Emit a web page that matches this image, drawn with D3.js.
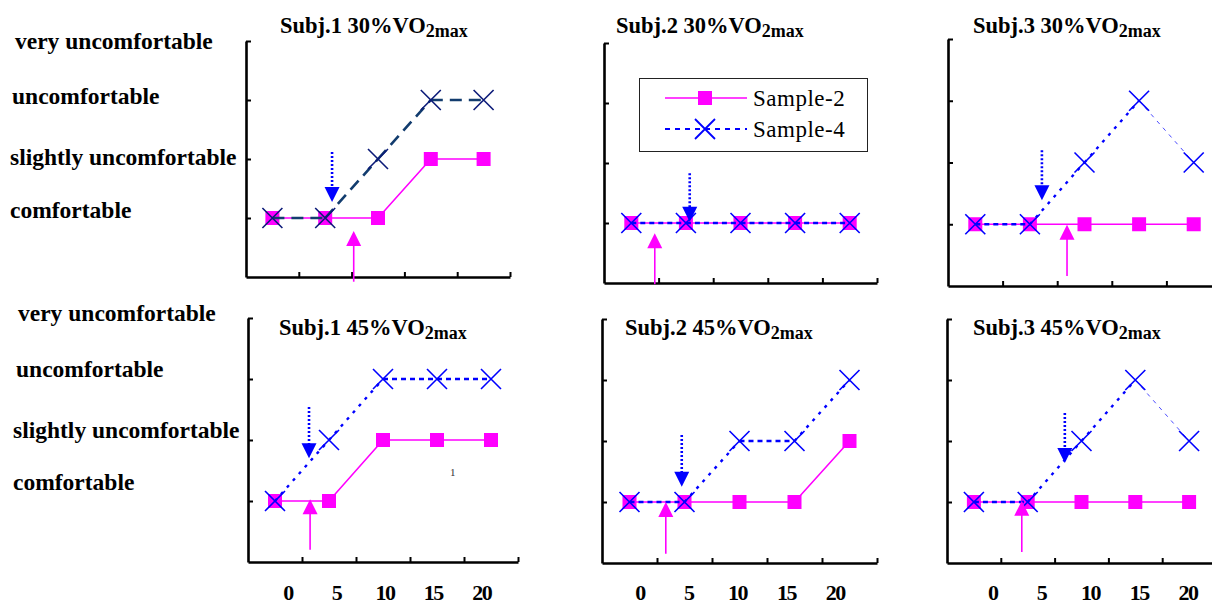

━━━━━━

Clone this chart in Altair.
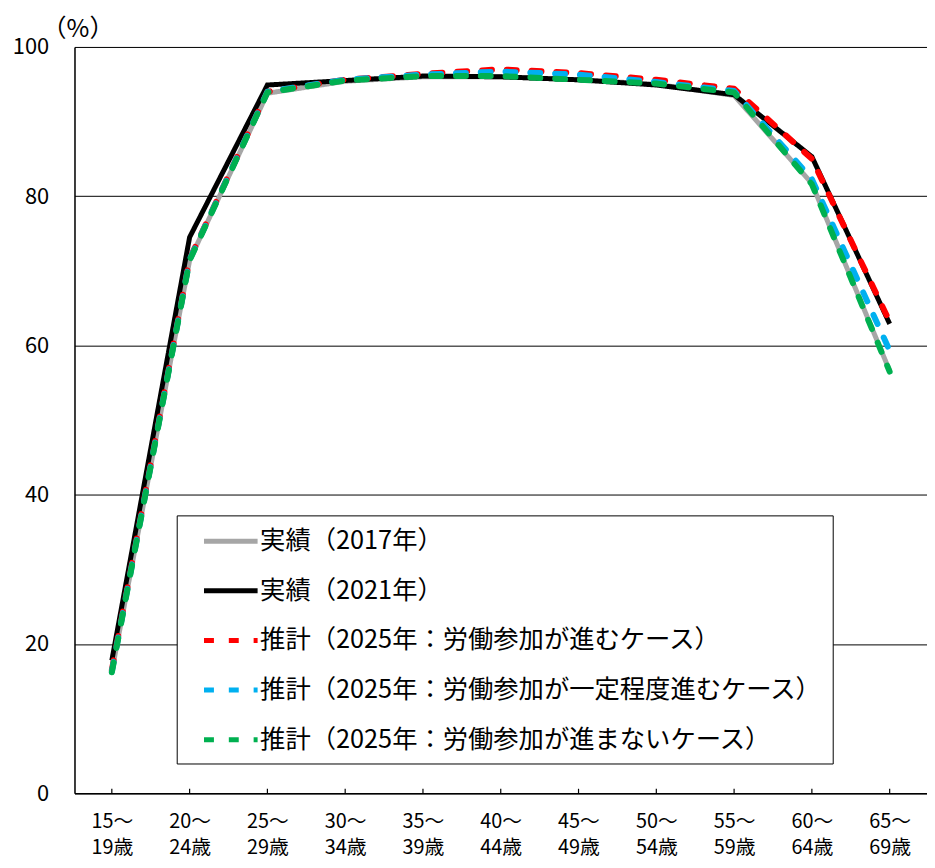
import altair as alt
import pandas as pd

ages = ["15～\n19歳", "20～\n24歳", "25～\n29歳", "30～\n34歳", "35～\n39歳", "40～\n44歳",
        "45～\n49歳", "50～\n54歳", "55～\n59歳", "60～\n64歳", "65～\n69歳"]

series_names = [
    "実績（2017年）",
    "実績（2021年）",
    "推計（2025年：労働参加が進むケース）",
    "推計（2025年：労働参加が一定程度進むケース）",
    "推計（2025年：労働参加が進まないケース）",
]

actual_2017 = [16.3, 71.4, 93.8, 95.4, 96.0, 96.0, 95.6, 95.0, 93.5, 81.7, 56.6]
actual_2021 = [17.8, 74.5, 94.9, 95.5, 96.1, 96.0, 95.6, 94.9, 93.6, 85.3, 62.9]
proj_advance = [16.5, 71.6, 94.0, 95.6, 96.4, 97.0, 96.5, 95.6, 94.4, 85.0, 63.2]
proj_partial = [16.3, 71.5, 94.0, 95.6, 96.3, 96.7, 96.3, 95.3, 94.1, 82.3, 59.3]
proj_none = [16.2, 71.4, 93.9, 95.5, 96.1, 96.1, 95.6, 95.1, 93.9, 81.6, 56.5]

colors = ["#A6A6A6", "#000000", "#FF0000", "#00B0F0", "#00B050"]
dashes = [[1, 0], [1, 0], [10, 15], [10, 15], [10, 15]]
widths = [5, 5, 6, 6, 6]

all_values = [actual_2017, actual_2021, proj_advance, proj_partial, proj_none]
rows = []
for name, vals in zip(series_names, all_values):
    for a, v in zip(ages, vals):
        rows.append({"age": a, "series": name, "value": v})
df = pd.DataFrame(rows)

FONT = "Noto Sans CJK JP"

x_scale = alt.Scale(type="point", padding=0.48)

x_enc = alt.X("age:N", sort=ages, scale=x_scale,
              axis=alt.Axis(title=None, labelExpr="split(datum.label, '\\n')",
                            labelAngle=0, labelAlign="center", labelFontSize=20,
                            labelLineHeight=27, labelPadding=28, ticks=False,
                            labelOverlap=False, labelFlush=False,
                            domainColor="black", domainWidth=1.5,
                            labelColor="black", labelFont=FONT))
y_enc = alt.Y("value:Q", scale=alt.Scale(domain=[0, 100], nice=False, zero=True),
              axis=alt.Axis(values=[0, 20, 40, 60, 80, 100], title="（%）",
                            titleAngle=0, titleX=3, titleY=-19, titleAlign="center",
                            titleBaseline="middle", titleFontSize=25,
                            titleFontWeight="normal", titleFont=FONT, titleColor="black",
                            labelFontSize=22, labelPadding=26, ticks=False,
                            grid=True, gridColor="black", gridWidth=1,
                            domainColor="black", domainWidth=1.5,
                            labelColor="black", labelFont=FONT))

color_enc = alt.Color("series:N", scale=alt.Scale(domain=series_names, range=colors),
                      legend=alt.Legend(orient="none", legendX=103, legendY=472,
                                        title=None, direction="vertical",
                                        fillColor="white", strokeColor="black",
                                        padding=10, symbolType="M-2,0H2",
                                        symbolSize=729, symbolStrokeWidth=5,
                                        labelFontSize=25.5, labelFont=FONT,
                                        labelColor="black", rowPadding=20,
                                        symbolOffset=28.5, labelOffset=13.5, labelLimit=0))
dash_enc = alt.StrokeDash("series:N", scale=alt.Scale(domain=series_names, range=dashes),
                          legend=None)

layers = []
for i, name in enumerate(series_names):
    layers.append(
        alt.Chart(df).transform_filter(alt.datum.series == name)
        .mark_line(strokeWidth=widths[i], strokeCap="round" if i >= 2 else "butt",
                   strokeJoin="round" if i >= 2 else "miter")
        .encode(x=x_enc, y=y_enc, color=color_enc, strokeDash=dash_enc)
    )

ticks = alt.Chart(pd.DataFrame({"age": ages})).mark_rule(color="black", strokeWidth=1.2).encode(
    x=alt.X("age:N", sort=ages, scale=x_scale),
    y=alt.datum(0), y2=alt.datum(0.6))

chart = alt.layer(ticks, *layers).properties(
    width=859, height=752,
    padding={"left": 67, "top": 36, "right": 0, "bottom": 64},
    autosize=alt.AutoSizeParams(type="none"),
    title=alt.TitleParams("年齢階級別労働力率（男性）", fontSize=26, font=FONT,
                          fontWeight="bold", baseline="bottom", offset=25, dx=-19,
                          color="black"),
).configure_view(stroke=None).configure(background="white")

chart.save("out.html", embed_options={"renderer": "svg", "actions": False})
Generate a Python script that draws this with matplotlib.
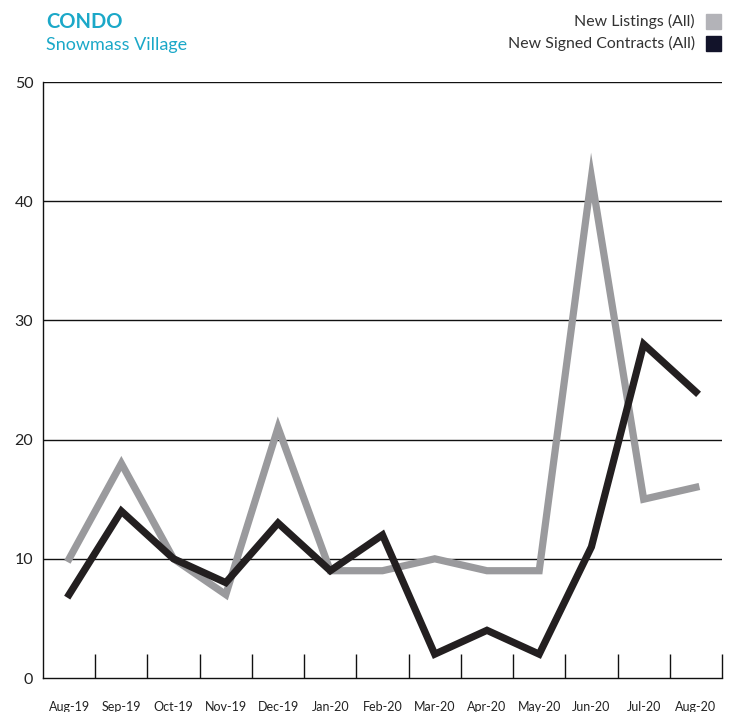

━━━━━━

# WORK REQUIRED:
The string "with" may appear in lines of the listing above; tally those lines and give the number only.

# THE RESULT:
2